▶ _DATASET EXTRACT_

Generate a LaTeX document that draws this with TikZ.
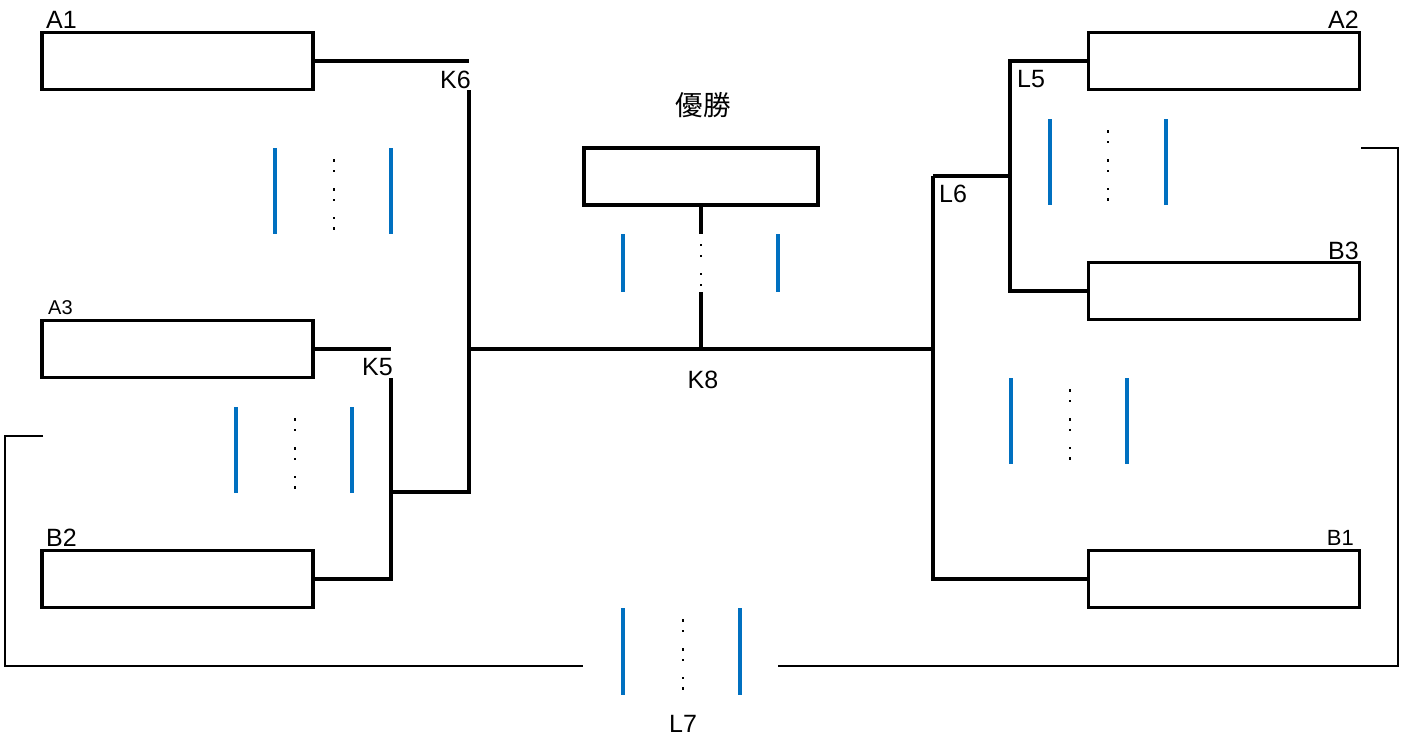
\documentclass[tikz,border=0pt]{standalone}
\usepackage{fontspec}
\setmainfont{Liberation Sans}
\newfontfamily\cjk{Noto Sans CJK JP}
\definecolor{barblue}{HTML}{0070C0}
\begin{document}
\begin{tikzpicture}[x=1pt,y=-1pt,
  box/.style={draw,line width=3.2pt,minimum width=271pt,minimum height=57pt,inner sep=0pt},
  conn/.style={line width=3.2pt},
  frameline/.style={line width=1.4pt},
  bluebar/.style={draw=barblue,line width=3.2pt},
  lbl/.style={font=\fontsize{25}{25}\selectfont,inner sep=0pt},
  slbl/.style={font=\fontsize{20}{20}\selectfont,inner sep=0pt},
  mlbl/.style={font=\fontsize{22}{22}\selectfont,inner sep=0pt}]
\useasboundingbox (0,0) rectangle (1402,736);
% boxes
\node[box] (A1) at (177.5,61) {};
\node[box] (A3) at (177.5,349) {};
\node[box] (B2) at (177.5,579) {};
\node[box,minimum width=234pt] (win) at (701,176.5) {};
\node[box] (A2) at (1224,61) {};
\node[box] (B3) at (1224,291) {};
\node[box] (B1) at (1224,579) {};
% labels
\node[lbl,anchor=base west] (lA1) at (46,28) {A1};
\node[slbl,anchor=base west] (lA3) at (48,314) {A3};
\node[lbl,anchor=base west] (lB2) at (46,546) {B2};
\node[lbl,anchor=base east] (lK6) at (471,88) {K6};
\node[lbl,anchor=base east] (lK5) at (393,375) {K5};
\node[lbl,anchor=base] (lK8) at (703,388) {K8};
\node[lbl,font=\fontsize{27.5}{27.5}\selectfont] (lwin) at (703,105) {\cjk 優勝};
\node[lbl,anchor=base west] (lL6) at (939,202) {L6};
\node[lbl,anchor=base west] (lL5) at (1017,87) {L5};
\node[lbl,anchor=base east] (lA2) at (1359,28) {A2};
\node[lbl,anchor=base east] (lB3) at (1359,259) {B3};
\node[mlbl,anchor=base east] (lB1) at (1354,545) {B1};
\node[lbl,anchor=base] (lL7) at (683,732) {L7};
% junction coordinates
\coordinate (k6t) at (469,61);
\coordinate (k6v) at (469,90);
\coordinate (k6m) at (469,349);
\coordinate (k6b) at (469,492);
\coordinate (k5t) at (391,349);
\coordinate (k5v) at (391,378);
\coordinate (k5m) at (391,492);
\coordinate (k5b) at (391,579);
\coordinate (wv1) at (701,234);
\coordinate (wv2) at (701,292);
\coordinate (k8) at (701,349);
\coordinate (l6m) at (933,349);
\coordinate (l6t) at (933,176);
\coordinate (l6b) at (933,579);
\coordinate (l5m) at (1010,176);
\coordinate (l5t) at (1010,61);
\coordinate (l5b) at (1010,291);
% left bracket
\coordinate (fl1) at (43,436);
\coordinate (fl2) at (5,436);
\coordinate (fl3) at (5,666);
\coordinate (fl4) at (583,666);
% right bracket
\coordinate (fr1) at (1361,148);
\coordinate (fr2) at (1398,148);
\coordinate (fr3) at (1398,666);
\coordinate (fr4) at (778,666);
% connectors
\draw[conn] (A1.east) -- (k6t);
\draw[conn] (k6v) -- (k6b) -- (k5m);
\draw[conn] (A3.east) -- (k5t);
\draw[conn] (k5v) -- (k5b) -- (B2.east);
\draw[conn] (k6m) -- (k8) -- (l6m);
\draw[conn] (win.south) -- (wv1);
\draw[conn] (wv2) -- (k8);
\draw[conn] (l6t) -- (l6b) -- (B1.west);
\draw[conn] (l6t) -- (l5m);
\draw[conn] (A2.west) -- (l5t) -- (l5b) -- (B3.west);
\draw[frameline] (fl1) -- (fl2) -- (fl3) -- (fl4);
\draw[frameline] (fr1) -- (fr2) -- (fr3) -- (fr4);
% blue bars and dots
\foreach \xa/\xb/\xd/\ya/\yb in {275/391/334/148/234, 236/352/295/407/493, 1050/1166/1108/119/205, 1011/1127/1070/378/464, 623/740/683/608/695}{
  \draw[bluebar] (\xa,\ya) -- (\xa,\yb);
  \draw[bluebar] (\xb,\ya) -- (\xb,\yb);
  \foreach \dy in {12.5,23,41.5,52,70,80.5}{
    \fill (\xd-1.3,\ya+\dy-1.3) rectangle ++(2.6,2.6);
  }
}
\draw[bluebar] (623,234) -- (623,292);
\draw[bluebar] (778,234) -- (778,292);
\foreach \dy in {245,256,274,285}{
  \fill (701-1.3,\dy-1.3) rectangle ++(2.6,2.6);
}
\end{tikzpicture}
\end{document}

▶ _WORK TO BE COMPLETED_
Drop the images and repeat the data exactly.

▶ _EXERCISE SOLUTION_
Generate a LaTeX document that draws this with TikZ.
\documentclass[tikz,border=0pt]{standalone}
\usepackage{fontspec}
\setmainfont{Liberation Sans}
\newfontfamily\cjk{Noto Sans CJK JP}
\definecolor{barblue}{HTML}{0070C0}
\begin{document}
\begin{tikzpicture}[x=1pt,y=-1pt,
  box/.style={draw,line width=3.2pt,minimum width=271pt,minimum height=57pt,inner sep=0pt},
  conn/.style={line width=3.2pt},
  frameline/.style={line width=1.4pt},
  bluebar/.style={draw=barblue,line width=3.2pt},
  lbl/.style={font=\fontsize{25}{25}\selectfont,inner sep=0pt},
  slbl/.style={font=\fontsize{20}{20}\selectfont,inner sep=0pt},
  mlbl/.style={font=\fontsize{22}{22}\selectfont,inner sep=0pt}]
\useasboundingbox (0,0) rectangle (1402,736);
% boxes
\node[box] (A1) at (177.5,61) {};
\node[box] (A3) at (177.5,349) {};
\node[box] (B2) at (177.5,579) {};
\node[box,minimum width=234pt] (win) at (701,176.5) {};
\node[box] (A2) at (1224,61) {};
\node[box] (B3) at (1224,291) {};
\node[box] (B1) at (1224,579) {};
% labels
\node[lbl,anchor=base west] (lA1) at (46,28) {A1};
\node[slbl,anchor=base west] (lA3) at (48,314) {A3};
\node[lbl,anchor=base west] (lB2) at (46,546) {B2};
\node[lbl,anchor=base east] (lK6) at (471,88) {K6};
\node[lbl,anchor=base east] (lK5) at (393,375) {K5};
\node[lbl,anchor=base] (lK8) at (703,388) {K8};
\node[lbl,font=\fontsize{27.5}{27.5}\selectfont] (lwin) at (703,105) {\cjk 優勝};
\node[lbl,anchor=base west] (lL6) at (939,202) {L6};
\node[lbl,anchor=base west] (lL5) at (1017,87) {L5};
\node[lbl,anchor=base east] (lA2) at (1359,28) {A2};
\node[lbl,anchor=base east] (lB3) at (1359,259) {B3};
\node[mlbl,anchor=base east] (lB1) at (1354,545) {B1};
\node[lbl,anchor=base] (lL7) at (683,732) {L7};
% junction coordinates
\coordinate (k6t) at (469,61);
\coordinate (k6v) at (469,90);
\coordinate (k6m) at (469,349);
\coordinate (k6b) at (469,492);
\coordinate (k5t) at (391,349);
\coordinate (k5v) at (391,378);
\coordinate (k5m) at (391,492);
\coordinate (k5b) at (391,579);
\coordinate (wv1) at (701,234);
\coordinate (wv2) at (701,292);
\coordinate (k8) at (701,349);
\coordinate (l6m) at (933,349);
\coordinate (l6t) at (933,176);
\coordinate (l6b) at (933,579);
\coordinate (l5m) at (1010,176);
\coordinate (l5t) at (1010,61);
\coordinate (l5b) at (1010,291);
% left bracket
\coordinate (fl1) at (43,436);
\coordinate (fl2) at (5,436);
\coordinate (fl3) at (5,666);
\coordinate (fl4) at (583,666);
% right bracket
\coordinate (fr1) at (1361,148);
\coordinate (fr2) at (1398,148);
\coordinate (fr3) at (1398,666);
\coordinate (fr4) at (778,666);
% connectors
\draw[conn] (A1.east) -- (k6t);
\draw[conn] (k6v) -- (k6b) -- (k5m);
\draw[conn] (A3.east) -- (k5t);
\draw[conn] (k5v) -- (k5b) -- (B2.east);
\draw[conn] (k6m) -- (k8) -- (l6m);
\draw[conn] (win.south) -- (wv1);
\draw[conn] (wv2) -- (k8);
\draw[conn] (l6t) -- (l6b) -- (B1.west);
\draw[conn] (l6t) -- (l5m);
\draw[conn] (A2.west) -- (l5t) -- (l5b) -- (B3.west);
\draw[frameline] (fl1) -- (fl2) -- (fl3) -- (fl4);
\draw[frameline] (fr1) -- (fr2) -- (fr3) -- (fr4);
% blue bars and dots
\foreach \xa/\xb/\xd/\ya/\yb in {275/391/334/148/234, 236/352/295/407/493, 1050/1166/1108/119/205, 1011/1127/1070/378/464, 623/740/683/608/695}{
  \draw[bluebar] (\xa,\ya) -- (\xa,\yb);
  \draw[bluebar] (\xb,\ya) -- (\xb,\yb);
  \foreach \dy in {12.5,23,41.5,52,70,80.5}{
    \fill (\xd-1.3,\ya+\dy-1.3) rectangle ++(2.6,2.6);
  }
}
\draw[bluebar] (623,234) -- (623,292);
\draw[bluebar] (778,234) -- (778,292);
\foreach \dy in {245,256,274,285}{
  \fill (701-1.3,\dy-1.3) rectangle ++(2.6,2.6);
}
\end{tikzpicture}
\end{document}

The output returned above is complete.